The author of At Childhood’s End is credited to Sophie Aldred, but Mike Tucker and Stephen Cole are also credited as authors on the title page (thought the copyright is exclusively Aldred’s). While there can only be speculation, I believe the contributions from Tucker and Cole are on specific continuity matters and perhaps assistance with the characterization of the current TARDIS team. There are quite a few references to other eras of the show including The Android Invasion, The Day of the Doctor, and Torchwood. The characterization of Jodie Whittaker’s Doctor reflects much of the development that she has had in Series 12, still the easily excitable incarnation of the Doctor who cares deeply for her friends, but there is a certain unease about her. Once she reunites with Ace, she puts on a face of being incredibly happy to see her old friend, but there is an effect on her, perhaps a twinge of guilt and regret of everything she had to put Ace through. When trouble starts, she immediately puts these feelings aside and remembers why she travelled with Ace in the first place, because they make a good team. The dynamic between them is excellent and this portrayal of the Thirteenth Doctor is clearly intended to be performed by Whittaker, making it a bit of a shame that this is a book and not a television script.
Graham, Ryan, and Yaz all have their own parts to play as well with the novel’s 290-page count being used to great effect to ensure that each companion has something to do. The book is structured like a typical Seventh Doctor three-episode story, and each companion gets several subplots in helping with the main plot. Graham and Ryan perhaps have the best characterization as the novel’s main source of comic relief while Yaz is used as an almost reflection of Ace.
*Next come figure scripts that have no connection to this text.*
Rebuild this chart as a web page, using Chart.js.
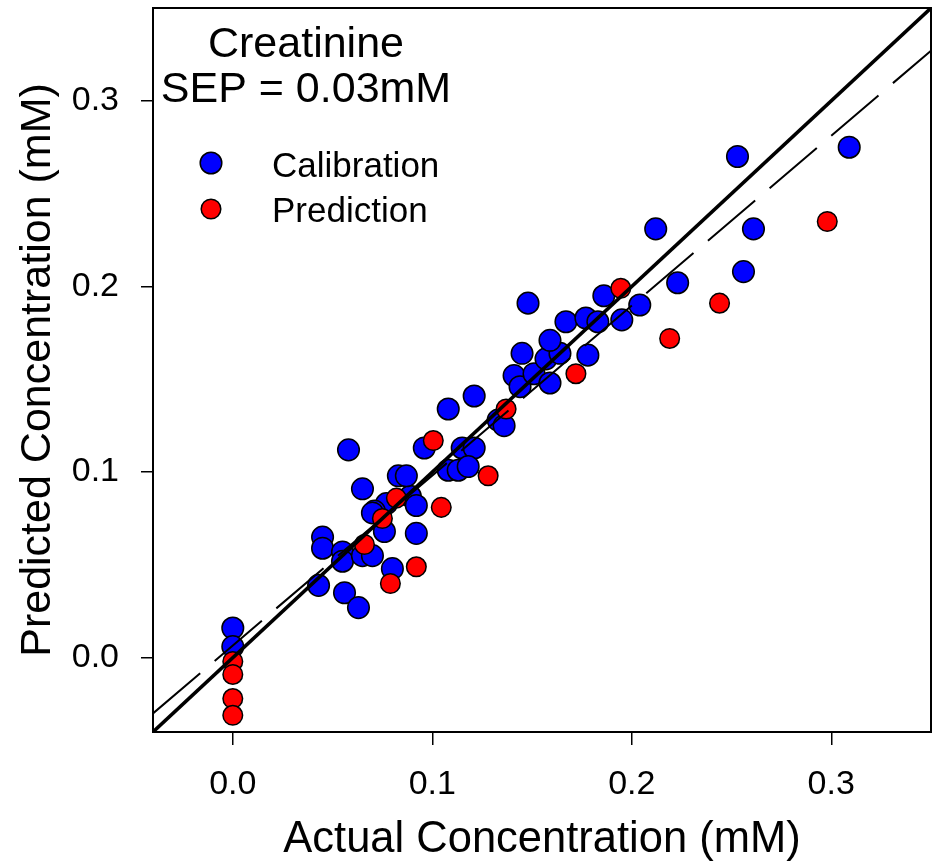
<!DOCTYPE html>
<html><head><meta charset="utf-8">
<script src="https://cdn.jsdelivr.net/npm/chart.js@4.4.1/dist/chart.umd.min.js"></script>
<style>html,body{margin:0;padding:0;background:#fff}</style>
</head><body>
<canvas id="c" width="939" height="864"></canvas>
<script>
// ---- data ----
const calX = [0, 0, 0.043, 0.056, 0.063, 0.045, 0.045, 0.055, 0.055, 0.065, 0.070, 0.080, 0.076, 0.092, 0.077, 0.071, 0.070, 0.089, 0.092, 0.065, 0.083, 0.087, 0.058, 0.096, 0.115, 0.121, 0.108, 0.113, 0.118, 0.108, 0.121, 0.133, 0.136, 0.141, 0.144, 0.151, 0.159, 0.145, 0.157, 0.164, 0.159, 0.178, 0.167, 0.177, 0.183, 0.195, 0.186, 0.204, 0.148, 0.212, 0.223, 0.253, 0.256, 0.261, 0.309];
const calY = [0.016, 0.006, 0.039, 0.035, 0.027, 0.065, 0.059, 0.057, 0.052, 0.055, 0.055, 0.048, 0.068, 0.067, 0.083, 0.079, 0.078, 0.087, 0.082, 0.091, 0.098, 0.098, 0.112, 0.113, 0.113, 0.113, 0.101, 0.101, 0.103, 0.134, 0.141, 0.128, 0.125, 0.152, 0.146, 0.153, 0.148, 0.164, 0.161, 0.164, 0.171, 0.163, 0.181, 0.183, 0.181, 0.182, 0.195, 0.190, 0.191, 0.231, 0.202, 0.270, 0.208, 0.231, 0.275];
const predX = [0, 0, 0, 0, 0.066, 0.075, 0.079, 0.082, 0.092, 0.1005, 0.1045, 0.128, 0.137, 0.172, 0.1945, 0.219, 0.244, 0.298];
const predY = [-0.002, -0.009, -0.022, -0.031, 0.061, 0.075, 0.040, 0.086, 0.049, 0.117, 0.081, 0.098, 0.134, 0.153, 0.199, 0.172, 0.191, 0.235];
const identityX = [-0.04, 0.35];
const identityY = [-0.04, 0.35];
const fitX = [-0.04, 0.35];
const fitY = [-0.030, 0.327];
const xTicks = [0.0, 0.1, 0.2, 0.3];
const yTicks = [0.0, 0.1, 0.2, 0.3];
const titleLines = ['Creatinine', 'SEP = 0.03mM'];
const legendLabels = ['Calibration', 'Prediction'];
const xTitle = 'Actual Concentration (mM)';
const yTitle = 'Predicted Concentration (mM)';

const FONT = '"Liberation Sans", Arial, Helvetica, sans-serif';
Chart.defaults.font.family = FONT;
Chart.defaults.color = '#000';

const zip = (xs, ys) => xs.map((x, i) => ({x, y: ys[i]}));
const noPad = s => { s.paddingTop = 0; s.paddingBottom = 0; s.paddingLeft = 0; s.paddingRight = 0; };

const overlay = {
  id: 'overlay',
  afterDraw(chart) {
    const ctx = chart.ctx, a = chart.chartArea;
    ctx.save();
    ctx.strokeStyle = '#000';
    ctx.lineWidth = 2;
    ctx.strokeRect(a.left, a.top, a.right - a.left, a.bottom - a.top);
    ctx.fillStyle = '#000';
    ctx.textAlign = 'center';
    ctx.textBaseline = 'alphabetic';
    ctx.font = '43px ' + FONT;
    ctx.fillText(titleLines[0], 306, 57);
    ctx.fillText(titleLines[1], 306, 102);
    // legend
    const items = [
      {label: legendLabels[0], color: '#0000FF', r: 10.8, y: 163, base: 177},
      {label: legendLabels[1], color: '#FF0000', r: 9.8, y: 209, base: 222}
    ];
    ctx.font = '35px ' + FONT;
    ctx.textAlign = 'left';
    items.forEach(it => {
      ctx.beginPath();
      ctx.arc(211, it.y, it.r, 0, Math.PI * 2);
      ctx.fillStyle = it.color;
      ctx.fill();
      ctx.lineWidth = 1.5;
      ctx.strokeStyle = '#000';
      ctx.stroke();
      ctx.fillStyle = '#000';
      ctx.fillText(it.label, 272, it.base);
    });
    ctx.restore();
  }
};

new Chart(document.getElementById('c'), {
  type: 'scatter',
  data: {
    datasets: [
      {label: 'identity', type: 'line', data: zip(identityX, identityY), borderColor: '#000', borderWidth: 3.5, pointRadius: 0, fill: false, order: 0},
      {label: 'fit', type: 'line', data: zip(fitX, fitY), borderColor: '#000', borderWidth: 2, borderDash: [62, 19], pointRadius: 0, fill: false, order: 0},
      {label: legendLabels[1], data: zip(predX, predY), backgroundColor: '#FF0000', borderColor: '#000', borderWidth: 1.5, pointRadius: 9.8, order: 1},
      {label: legendLabels[0], data: zip(calX, calY), backgroundColor: '#0000FF', borderColor: '#000', borderWidth: 1.5, pointRadius: 10.8, order: 2}
    ]
  },
  options: {
    responsive: false,
    animation: false,
    devicePixelRatio: 1,
    layout: {autoPadding: false, padding: {left: 0, right: 8, top: 8, bottom: 0}},
    plugins: {legend: {display: false}, tooltip: {enabled: false}},
    scales: {
      x: {
        type: 'linear', min: -0.04, max: 0.35,
        afterBuildTicks: s => { s.ticks = xTicks.map(v => ({value: v})); },
        afterFit: s => { s.height = 132; noPad(s); },
        ticks: {callback: v => v.toFixed(1), font: {size: 34}, padding: 19, color: '#000', maxRotation: 0},
        grid: {drawOnChartArea: false, drawTicks: true, tickLength: 13, color: '#000', lineWidth: 1.5},
        border: {display: true, color: '#000', width: 2},
        title: {display: true, text: xTitle, font: {size: 43.5, lineHeight: 1.1}, color: '#000', padding: {top: 0, bottom: 0}}
      },
      y: {
        type: 'linear', min: -0.04, max: 0.35,
        afterBuildTicks: s => { s.ticks = yTicks.map(v => ({value: v})); },
        afterFit: s => { s.width = 153; noPad(s); },
        ticks: {callback: v => v.toFixed(1), font: {size: 34}, padding: 22, color: '#000'},
        grid: {drawOnChartArea: false, drawTicks: true, tickLength: 12, color: '#000', lineWidth: 1.5},
        border: {display: true, color: '#000', width: 2},
        title: {display: true, text: yTitle, font: {size: 43, lineHeight: 1.1}, color: '#000', padding: {top: 14, bottom: 0}}
      }
    }
  },
  plugins: [overlay]
});
</script>
</body></html>
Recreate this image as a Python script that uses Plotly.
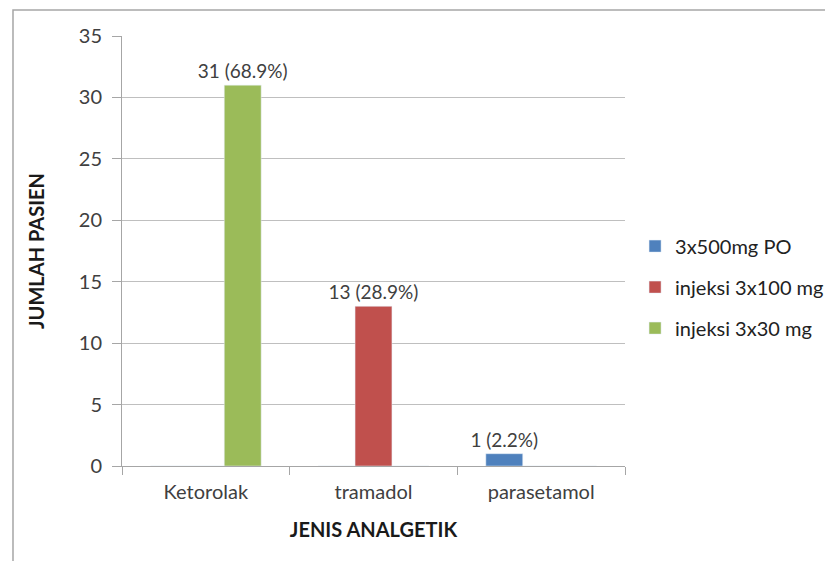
import plotly.graph_objects as go

categories = ["Ketorolak", "tramadol", "parasetamol"]
series_names = ["3x500mg PO", "injeksi 3x100 mg", "injeksi 3x30 mg"]
po_500 = [0, 0, 1]
inj_100 = [0, 13, 0]
inj_30 = [31, 0, 0]
po_500_text = ["", "", "1 (2.2%)"]
inj_100_text = ["", "13 (28.9%)", ""]
inj_30_text = ["31 (68.9%)", "", ""]
colors = ["#4f81bd", "#c0504d", "#9bbb59"]
y_ticks = [0, 5, 10, 15, 20, 25, 30, 35]

font_family = "Lato, 'Open Sans', sans-serif"
text_color = "#404040"

fig = go.Figure()
for i, (name, vals, txt) in enumerate(zip(series_names, [po_500, inj_100, inj_30],
                                          [po_500_text, inj_100_text, inj_30_text])):
    fig.add_trace(go.Bar(
        x=categories, y=vals, name=name, marker_color=colors[i],
        text=txt, textposition="outside", cliponaxis=False, constraintext="none",
        textfont=dict(size=19, color=text_color, family=font_family),
        legendgroup=f"g{i}",
    ))

fig.update_layout(
    width=833, height=561,
    margin=dict(l=114, r=216, t=28, b=103),
    paper_bgcolor="white", plot_bgcolor="white",
    barmode="group", bargap=0.34, bargroupgap=0,
    font=dict(family=font_family, size=17, color=text_color),
    showlegend=True,
    legend=dict(x=1.02, y=0.416, yanchor="middle", xanchor="left",
                font=dict(size=20, color="#222222"), tracegroupgap=12,
                bgcolor="rgba(0,0,0,0)"),
    xaxis=dict(
        type="category", showline=True, linecolor="#a6a6a6", linewidth=1,
        ticks="outside", ticklen=8, tickcolor="#a6a6a6", tickson="boundaries",
        ticklabelstandoff=8,
        tickfont=dict(size=20, color=text_color),
        title=dict(text="<b>JENIS ANALGETIK</b>", font=dict(size=20, color="#1a1a1a"), standoff=20),
    ),
    yaxis=dict(
        range=[0, 35], tickvals=y_ticks, showgrid=True, gridcolor="#bfbfbf",
        showline=True, linecolor="#a6a6a6", linewidth=1,
        ticks="outside", ticklen=9, tickcolor="#a6a6a6",
        ticklabelstandoff=6,
        tickfont=dict(size=20, color=text_color), zeroline=False,
        title=dict(text="<b>JUMLAH PASIEN</b>", font=dict(size=20, color="#1a1a1a"), standoff=28),
    ),
)
fig.add_shape(type="rect", xref="paper", yref="paper",
              x0=-0.2167, x1=1.5, y0=-0.4, y1=1.0605,
              line=dict(color="#a6a6a6", width=1.5), layer="below")

fig.write_html("out.html")
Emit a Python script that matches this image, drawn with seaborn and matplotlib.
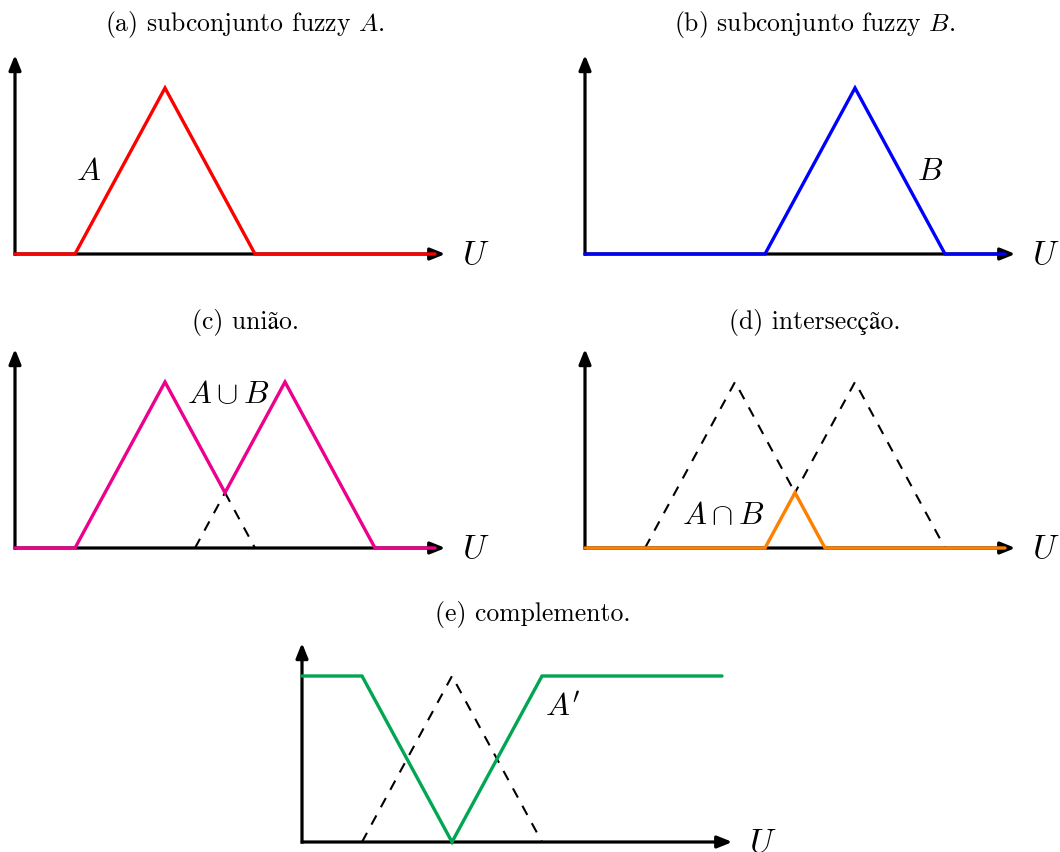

There’s this moment late in the book where the Doctor gets Yaz back into the TARDIS just so that she could save her life, which is almost the reflection of Seven putting Ace in danger for his own ends. Graham also gets to be the caring grandfather and be given several subtle moments to shine outside of his comic relief with Ryan. The supporting characters are also excellent from conspiracy nut Kim Fortune, to astronaut Will Buckland, and Chantelle. Chantelle is actually the character Squeak who appeared in Survival and much of her life reflects the work of Andrew Cartmel, in watching someone’s life fall apart via Cat’s Cradle: Warhead and Warlock. The villain of the novel also works incredibly well as a foil for Ace’s charitable efforts, but as this novel has only been out for a few weeks I shall go no further in spoilers.
At Childhood’s End is not perfect, however, as the prose itself varies in quality. It starts off incredibly well, focusing solely on Ace as she investigates the various goings on with plenty of internal monologue. At the halfway point cracks begin to show, with several points of the book being encumbered with clunky dialogue and some descriptions that just feel out of place in a book like this. There is literally a reference to Anime eyes which just jolt you out of the narrative when you come across it, and honestly it takes down what should be a brilliant novel. Overall, At Childhood’s End proves that while the writing isn’t always the strongest Sophie Aldred is definitely a good storyteller, and the story it tells closes one chapter in Ace’s life. There is room for Aldred to write a follow-up if the ideas are there, as it is overall an engaging and enlightening read. 8/10.